Joanne Strickland said she saw her son leave their house with a Bible on Wednesday, then several hours later, federal agents were knocking on her door with a search warrant, saying they had arrested the 29-year-old felon who sought out a gun for what he said would be an attack in the "spirit of Dylann Roof."

"I raised him better than that. Me and my ex-husband had him in church every Sunday," Strickland told WBTW-TV (http://bit.ly/2l1uNOQ ).

The FBI said it began investigating Benjamin McDowell after he threatened a Myrtle Beach synagogue on Facebook in December. Local officials were already monitoring him because he had made friends in prison with white supremacists, the FBI said in court papers.

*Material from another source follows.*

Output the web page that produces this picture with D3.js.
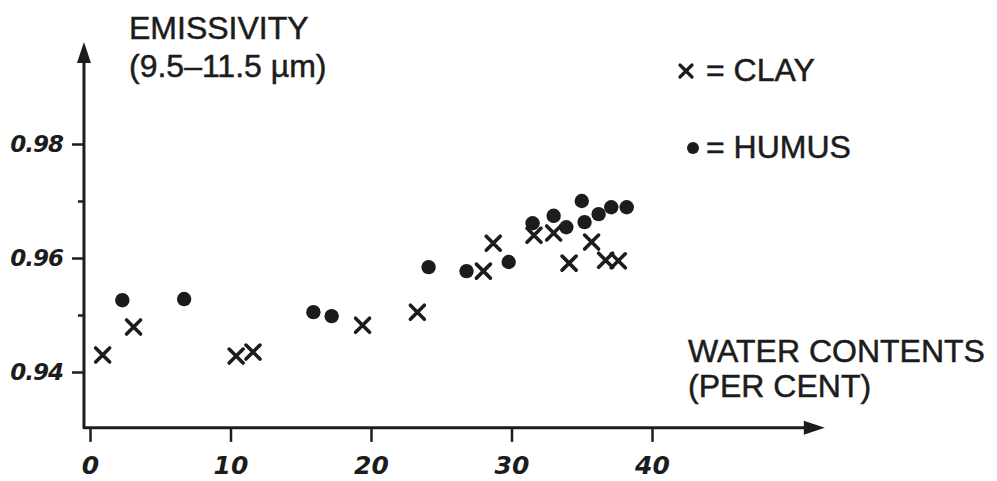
<!DOCTYPE html>
<html><head><meta charset="utf-8">
<script src="https://cdn.jsdelivr.net/npm/d3@7"></script>
<style>
html,body{margin:0;padding:0;background:#fff;}
svg{display:block;}
.lbl{font-family:"Liberation Sans",Arial,sans-serif;fill:#1c1c1c;stroke:#1c1c1c;stroke-width:0.5;}
.tick text{font-family:"DejaVu Sans",sans-serif;font-style:italic;font-weight:bold;fill:#1c1c1c;}
</style></head>
<body>
<svg id="c" width="997" height="481"></svg>
<script>
// ---- data ----
const clayWater = [0.9, 3.1, 10.4, 11.6, 19.4, 23.3, 28.0, 28.7, 31.6, 33.0, 34.1, 35.7, 36.7, 37.6];
const clayEmis  = [0.9430, 0.9479, 0.9428, 0.9435, 0.9482, 0.9505, 0.9577, 0.9626, 0.9640, 0.9644, 0.9591, 0.9628, 0.9596, 0.9595];
const humusWater = [2.3, 6.7, 15.9, 17.2, 24.1, 26.8, 29.8, 31.5, 33.0, 33.9, 35.0, 35.2, 36.2, 37.1, 38.2];
const humusEmis  = [0.9526, 0.9528, 0.9505, 0.9498, 0.9584, 0.9577, 0.9593, 0.9661, 0.9674, 0.9654, 0.9700, 0.9663, 0.9677, 0.9689, 0.9689];
const xTicks = [0, 10, 20, 30, 40];
const xTickLabels = ["0", "10", "20", "30", "40"];
const yTicks = [0.94, 0.96, 0.98];
const yTickLabels = ["0.94", "0.96", "0.98"];
const yMinorTicks = [0.95, 0.97];
const yTitle = ["EMISSIVITY", "(9.5–11.5 µm)"];
const xTitle = ["WATER CONTENTS", "(PER CENT)"];
const legendLabels = ["= CLAY", "= HUMUS"];

// ---- drawing ----
const svg = d3.select("#c");
const ink = "#1c1c1c";
const x = d3.scaleLinear().domain([0, 40]).range([90, 652]);
const y = d3.scaleLinear().domain([0.94, 0.98]).range([372, 144]);
const xStart = -0.43, xEnd = 52.3;   // axis line extent (data units)
const yStart = 0.9302, yEnd = 0.9979;

// axes lines
const ax = svg.append("g").attr("stroke", ink).attr("stroke-width", 3).attr("fill", "none");
ax.append("path").attr("d", `M${x(xStart)},${y(yEnd)+18} L${x(xStart)},${y(yStart)} L${x(xEnd)-18},${y(yStart)}`)
  .attr("stroke-linejoin", "round");
// arrowheads
svg.append("path").attr("fill", ink)
  .attr("d", `M${x(xStart)},${y(yEnd)} L${x(xStart)-7},${y(yEnd)+21} L${x(xStart)+7},${y(yEnd)+21} Z`);
svg.append("path").attr("fill", ink)
  .attr("d", `M${x(xEnd)},${y(yStart)} L${x(xEnd)-21},${y(yStart)-7} L${x(xEnd)-21},${y(yStart)+7} Z`);

// x axis ticks
const xAxis = d3.axisBottom(x).tickValues(xTicks).tickSize(14).tickPadding(11)
  .tickFormat((d, i) => xTickLabels[i]);
const gx = svg.append("g").attr("transform", `translate(0,${y(yStart)})`).call(xAxis);
gx.select(".domain").remove();
gx.selectAll(".tick line").attr("stroke", ink).attr("stroke-width", 2.5);
gx.selectAll(".tick text").attr("font-size", 25).attr("dy", "0.85em");

// y axis ticks
const yAxis = d3.axisLeft(y).tickValues(yTicks).tickSize(12).tickPadding(9)
  .tickFormat((d, i) => yTickLabels[i]);
const gy = svg.append("g").attr("transform", `translate(${x(xStart)},0)`).call(yAxis);
gy.select(".domain").remove();
gy.selectAll(".tick line").attr("stroke", ink).attr("stroke-width", 2.5);
gy.selectAll(".tick text").attr("font-size", 23).attr("letter-spacing", -1);
const yMinor = d3.axisLeft(y).tickValues(yMinorTicks).tickSize(6).tickFormat("");
const gy2 = svg.append("g").attr("transform", `translate(${x(xStart)},0)`).call(yMinor);
gy2.select(".domain").remove();
gy2.selectAll(".tick line").attr("stroke", ink).attr("stroke-width", 2.5);

// titles
const yt = svg.append("text").attr("class", "lbl").attr("font-size", 32);
yt.selectAll("tspan").data(yTitle).join("tspan").attr("x", 129).attr("y", (d, i) => 39 + i * 38).text(d => d);
const xt = svg.append("text").attr("class", "lbl").attr("font-size", 32);
xt.selectAll("tspan").data(xTitle).join("tspan").attr("x", 688).attr("y", (d, i) => 362 + i * 35).text(d => d);

// marks
function cross(sel, s) {
  sel.attr("d", `M${-s},${-s} L${s},${s} M${-s},${s} L${s},${-s}`)
     .attr("stroke", ink).attr("stroke-width", 3.6).attr("stroke-linecap", "round").attr("fill", "none");
}
svg.append("g").selectAll("circle").data(humusWater).join("circle")
  .attr("cx", d => x(d)).attr("cy", (d, i) => y(humusEmis[i])).attr("r", 7.2).attr("fill", ink);
svg.append("g").selectAll("path").data(clayWater).join("path")
  .attr("transform", (d, i) => `translate(${x(d)},${y(clayEmis[i])})`).call(cross, 7);

// legend
svg.append("path").attr("transform", "translate(686,71)").call(cross, 6).attr("stroke-width", 3.2);
svg.append("circle").attr("cx", 693).attr("cy", 148).attr("r", 6).attr("fill", ink);
svg.append("text").attr("class", "lbl").attr("font-size", 32).attr("x", 706).attr("y", 81).text(legendLabels[0]);
svg.append("text").attr("class", "lbl").attr("font-size", 32).attr("x", 706).attr("y", 158).text(legendLabels[1]);
</script>
</body></html>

McDowell said he wanted to buy a gun for an attack similar to Roof's massacre of nine black church worshippers in Charleston in June 2015, according to an undercover FBI agent who sold him a weapon for $109 on Wednesday.

McDowell was arrested a few hours later and charged with being a felon in possession of a weapon. The FBI said McDowell didn't share a specific target for an attack, but said he did not like black or Jewish people.

Roof was sentenced to death in January, and during his trial Strickland said her son called him brave for standing up for white people even if Roof shouldn't have killed people at a church.

"He said the way the Black Lives and all that is doing what they're doing — they're out there getting by with that," Strickland said. "And if any of us, you know, was to stand up for that for us, it would be awful. He said that's not right they can stand up and we can't."

McDowell's neighbors said Strickland asked them to keep an eye on her because she had a difficult relationship with her son. Strickland said he started getting in trouble as a teen, and McDowell has several burglary convictions.

Both Strickland and a neighbor said McDowell had talked about going to Alabama to start his life over. Sammi Charbonne, who lived down the street from the family, said McDowell told him he was worried two days before he was arrested.